This project is part of the Smart Chicago Collaborative's Civic Works Project, a program funded by the Knight Foundation and the Chicago Community Trust to spur and support civic innovation in Chicago.

Our partners for this project are the Chicago Justice Project, a nonprofit research organization, and FreeGeek Chicago's Supreme Chi-Town Coding Crew (SC3).

Yana Kunichoff is the project's analyst and editor, Geoffrey Hing and Brian Peterson were the developers.

The Illustrated Press created the illustrations.

All icons from the Noun Project. Judgment icon designed by Bruno Gatjens Gonzalez.

You can find the code backing this website on Github. We used the Tarbell content management system to build our site. Content and code is under a Creative Commons Attribution 3.0 Licence.

Data Processing

In order to analyze the data and make it available for public access, the project team had to load the raw data, which was provided in comma-separated values (CSV) format, into a database. We also had to perform multiple transforms on the data in order to make it easier to query the data for our analysis. The data loading and transformations are performed by a series of Python scripts. You can view the source code repository for the scripts here.

Fixing shifted columns

In CSV files columns containing commas are accommodated by wrapping the value in quotation marks. Similarly, quotation marks can be used in a column value if it is escaped. However, improper escaping can cause columns in a row to be shifted. When doing initial queries on the data we identified these improperly escaped fields and updated the data loading scripts to fix the shifted fields.

Creating cleaner records

Other than fixing the shifted columns, the data was loaded into the database in the same format as the raw data. In the next step of the data processing pipeline, we create new records where values are parsed and cleaned.

Loading additional dataset

Spatial data describing Chicago community area boundaries, census tracts and census places was loaded into the database.

Tract-level demographic data from the American Community Survey (ACS) was exported from the United States Census Bureau's American Fact Finder tool. This data was aggregated from the cenus tract level to CHicago community areas.

Geocoding and finding spatial relationships

The addresses in the cleaned records were geocoded using Mapquest's Open Geocoding API web service. Once geocoded we used the database's spatial capabilities to determine the Chicago community area or suburban place corresponding to the convicted person's address.

Identifying convictions

The records in the data represent a series of events in a case. So, there will be one record for someone's initial conviction and another record if their sentence is later changed. While this accurately describes a criminal case's proceedings we can't simply count records to get a picture of how many people were convicted and how many convictions there are for any given crime.

We identified convictions like this:

Querying and exporting data

The data that drives the charts and maps in this project comes from code that implements database queries for statistics of interest. We also implemented management commands to export the results of these queries in machine-readable file formats like CSV and JSON that can be presented on the web. There is also a script that exports the version of the data that we've made publicly available which removes exact addresses and other personal identifiers from the records.

Mapping convictions

The data includes records for people convicted in Cook County's courts, regardless of their home address. Many of the convicted had home addresses in Chicago or Cook County, but some had addresses in other parts of Illinois, or other states. To focus on areas familiar to the audience of this site, we chose to map conviction rates only for the City of Chicago and suburban places in Cook County.

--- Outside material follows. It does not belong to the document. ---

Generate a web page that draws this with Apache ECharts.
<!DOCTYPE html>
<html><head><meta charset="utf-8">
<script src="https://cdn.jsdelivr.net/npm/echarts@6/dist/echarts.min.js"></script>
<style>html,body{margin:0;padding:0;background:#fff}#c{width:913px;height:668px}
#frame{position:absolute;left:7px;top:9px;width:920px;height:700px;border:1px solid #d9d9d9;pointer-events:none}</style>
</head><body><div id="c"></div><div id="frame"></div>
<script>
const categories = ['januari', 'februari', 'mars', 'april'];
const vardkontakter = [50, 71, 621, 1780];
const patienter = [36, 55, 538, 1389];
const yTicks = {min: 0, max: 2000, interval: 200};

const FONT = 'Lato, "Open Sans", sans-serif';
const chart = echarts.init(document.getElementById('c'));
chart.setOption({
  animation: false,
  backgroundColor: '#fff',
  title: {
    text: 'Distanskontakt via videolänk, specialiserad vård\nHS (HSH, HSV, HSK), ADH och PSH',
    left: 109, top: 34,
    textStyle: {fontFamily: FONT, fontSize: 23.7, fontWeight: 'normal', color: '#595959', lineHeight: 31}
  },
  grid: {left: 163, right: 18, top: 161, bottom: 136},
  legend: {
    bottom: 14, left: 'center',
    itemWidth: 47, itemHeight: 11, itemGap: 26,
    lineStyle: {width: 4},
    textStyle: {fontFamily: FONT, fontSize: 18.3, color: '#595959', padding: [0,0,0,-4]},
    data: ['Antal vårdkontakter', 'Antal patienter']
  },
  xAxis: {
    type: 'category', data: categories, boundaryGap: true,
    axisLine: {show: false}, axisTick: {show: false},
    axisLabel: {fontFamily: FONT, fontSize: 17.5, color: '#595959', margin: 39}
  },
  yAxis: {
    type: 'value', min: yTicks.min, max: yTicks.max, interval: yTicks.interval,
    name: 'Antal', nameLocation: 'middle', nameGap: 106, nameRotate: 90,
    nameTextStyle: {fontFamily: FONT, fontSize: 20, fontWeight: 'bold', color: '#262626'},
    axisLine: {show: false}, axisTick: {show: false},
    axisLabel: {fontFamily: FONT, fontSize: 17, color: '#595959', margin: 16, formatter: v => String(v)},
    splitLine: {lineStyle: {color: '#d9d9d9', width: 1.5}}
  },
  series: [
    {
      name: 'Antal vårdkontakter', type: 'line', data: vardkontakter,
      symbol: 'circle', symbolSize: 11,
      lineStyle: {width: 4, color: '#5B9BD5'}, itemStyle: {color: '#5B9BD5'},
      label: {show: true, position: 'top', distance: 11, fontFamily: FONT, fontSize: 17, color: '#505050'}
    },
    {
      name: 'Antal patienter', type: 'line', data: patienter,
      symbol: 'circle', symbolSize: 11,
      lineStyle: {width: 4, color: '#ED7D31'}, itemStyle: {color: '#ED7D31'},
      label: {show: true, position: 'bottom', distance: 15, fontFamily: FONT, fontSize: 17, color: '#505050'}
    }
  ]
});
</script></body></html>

To be able to compare the number of convictions, adjusted to population, we needed to use geographies for which American Community Survey population figures were available. For Chicago, these were community areas, which roughly correspond to neighborhoods, and for suburbs, we used census places. Some suburban places include portions that are outside of Cook County. Because the purpose of mapping conviction rates was to show overall spatial trends, and because of the challenges of separating both home addresses and population between the areas inside and outside Cook County, our maps reflect the entire area and population of these places.

Categorizing crimes

We charted the number of convictions for violent index, property index and drug offenses. We also counted convictions of offenses that disproportionately affect women, such as sexual assault and domestic violence. Violent index, property index and offenses often affecting women were identified by mapping a record's offense statute to an Illinois Unified Crime Reporting (IUCR) code using this table from the Illinois State Police. This table helped the Chicago Justice Project define categories of IUCR codes. Rather than listing the codes that correspond to each category here, please refer to the source code that implements the categorical queries.

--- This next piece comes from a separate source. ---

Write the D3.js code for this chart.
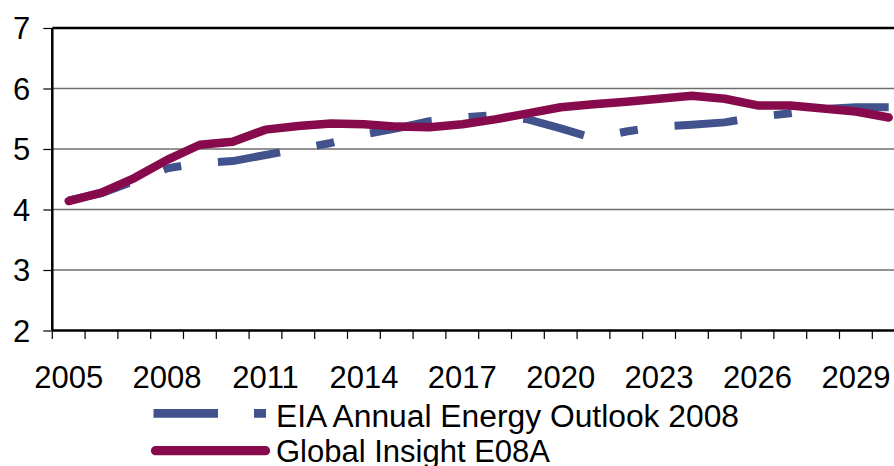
<!DOCTYPE html>
<html>
<head>
<meta charset="utf-8">
<script src="https://cdn.jsdelivr.net/npm/d3@7/dist/d3.min.js"></script>
<style>
  html, body { margin: 0; padding: 0; background: #ffffff; }
  svg { display: block; }
  text { font-family: "Liberation Sans", Arial, Helvetica, sans-serif; fill: #000; }
</style>
</head>
<body>
<svg id="chart" width="894" height="466"></svg>
<script>
// ---- data ----
const years = [2005, 2006, 2007, 2008, 2009, 2010, 2011, 2012, 2013, 2014, 2015, 2016, 2017,
               2018, 2019, 2020, 2021, 2022, 2023, 2024, 2025, 2026, 2027, 2028, 2029, 2030];
const eiaValues = [4.15, 4.27, 4.47, 4.68, 4.77, 4.80, 4.90, 5.00, 5.10, 5.24, 5.34, 5.46, 5.52,
                   5.56, 5.49, 5.34, 5.18, 5.29, 5.37, 5.40, 5.44, 5.53, 5.59, 5.66, 5.69, 5.69];
const giValues = [4.14, 4.28, 4.52, 4.82, 5.07, 5.12, 5.32, 5.38, 5.42, 5.41, 5.37, 5.36, 5.41,
                  5.49, 5.59, 5.69, 5.74, 5.78, 5.83, 5.88, 5.83, 5.72, 5.72, 5.67, 5.62, 5.52];
const xTickLabels = [2005, 2008, 2011, 2014, 2017, 2020, 2023, 2026, 2029];
const yTicks = [2, 3, 4, 5, 6, 7];
const seriesNames = ["EIA Annual Energy Outlook 2008", "Global Insight E08A"];

(function () {
  const svg = d3.select("#chart");
  const pLeft = 52.3, pTop = 28, pBottom = 330.5, band = 32.8;
  const x = d3.scaleBand().domain(years).range([pLeft, pLeft + band * years.length]).paddingInner(0).paddingOuter(0);
  const y = d3.scaleLinear().domain([2, 7]).range([pBottom, pTop]);
  const cx = d => x(d) + x.bandwidth() / 2;
  const pRight = pLeft + band * years.length;

  // gridlines
  svg.append("g").selectAll("line").data(yTicks.filter(v => v > 2 && v < 7)).join("line")
    .attr("x1", pLeft).attr("x2", pRight)
    .attr("y1", d => y(d)).attr("y2", d => y(d))
    .attr("stroke", "#6e6e6e").attr("stroke-width", 1.6);

  // top border
  svg.append("line").attr("x1", pLeft).attr("x2", pRight).attr("y1", y(7)).attr("y2", y(7))
    .attr("stroke", "#000").attr("stroke-width", 2.5);

  // y axis
  const yAxis = d3.axisLeft(y).tickValues(yTicks).tickSize(9).tickPadding(13).tickFormat(d3.format("d"));
  const gy = svg.append("g").attr("transform", `translate(${pLeft},0)`).call(yAxis);
  gy.select(".domain").remove();
  gy.selectAll(".tick line").attr("stroke", "#000").attr("stroke-width", 1.2);
  gy.selectAll(".tick text").attr("font-size", 31).attr("dy", "0.35em")
    .style("font-family", "'Liberation Sans', Arial, sans-serif").attr("fill", "#000");
  svg.append("line").attr("x1", pLeft).attr("x2", pLeft).attr("y1", pTop).attr("y2", pBottom)
    .attr("stroke", "#000").attr("stroke-width", 2.5);

  // x axis: tick marks at band boundaries
  const edges = years.map(d => x(d)).concat([pRight]);
  svg.append("g").selectAll("line").data(edges).join("line")
    .attr("x1", d => d).attr("x2", d => d).attr("y1", pBottom).attr("y2", pBottom + 8.5)
    .attr("stroke", "#000").attr("stroke-width", 1.2);
  const xAxis = d3.axisBottom(x).tickValues(xTickLabels).tickSize(0).tickPadding(0);
  const gx = svg.append("g").attr("transform", `translate(0,${pBottom})`).call(xAxis);
  gx.select(".domain").remove();
  gx.selectAll(".tick text").attr("font-size", 31).attr("y", 57).attr("dy", 0)
    .style("font-family", "'Liberation Sans', Arial, sans-serif").attr("fill", "#000");
  svg.append("line").attr("x1", pLeft).attr("x2", pRight).attr("y1", pBottom).attr("y2", pBottom)
    .attr("stroke", "#000").attr("stroke-width", 2.5);

  // series
  const line = d3.line().x((d, i) => cx(years[i])).y(d => y(d));
  svg.append("path").datum(eiaValues).attr("d", line)
    .attr("fill", "none").attr("stroke", "#41528c").attr("stroke-width", 8)
    .attr("stroke-dasharray", "63,37,18,37").attr("stroke-linejoin", "round");
  svg.append("path").datum(giValues).attr("d", line)
    .attr("fill", "none").attr("stroke", "#860a4c").attr("stroke-width", 8.5)
    .attr("stroke-linecap", "round").attr("stroke-linejoin", "round");

  // legend
  const lg = svg.append("g");
  lg.append("line").attr("x1", 153.5).attr("x2", 266).attr("y1", 413.3).attr("y2", 413.3)
    .attr("stroke", "#41528c").attr("stroke-width", 8.7).attr("stroke-dasharray", "64.5,36,12");
  lg.append("line").attr("x1", 155.5).attr("x2", 265.5).attr("y1", 450.7).attr("y2", 450.7)
    .attr("stroke", "#860a4c").attr("stroke-width", 9.3).attr("stroke-linecap", "round");
  lg.append("text").attr("x", 276).attr("y", 426.5).attr("font-size", 31)
    .attr("textLength", 463).attr("lengthAdjust", "spacingAndGlyphs").text(seriesNames[0]);
  lg.append("text").attr("x", 276).attr("y", 461.7).attr("font-size", 31).text(seriesNames[1]);
})();
</script>
</body>
</html>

Drug crimes were also identified by statute, but there were not useful IUCR-delinieated categories. Instead, we wrote queries that categorized the offenses by the offense class specified in the Illinois Compiled Statutes and by the type of drug indicated by the offense statute. The source code for these queries is here.

Handling ages

The age of convicted individuals was calculated by taking the difference between the the charge disposition date field and the date of birth field. We did not expect to receive records for people under the age of 18, though some records for apparent juveniles do appear in the data. As we were not sure whether we received records for all cases involving juveniles and had no way of differentiating between records for juveniles and incorrectly entered dates of birth, we excluded records of juveniles when doing age-based comparisons. These records were included in total counts of convictions and in comparisons based on the type of crime.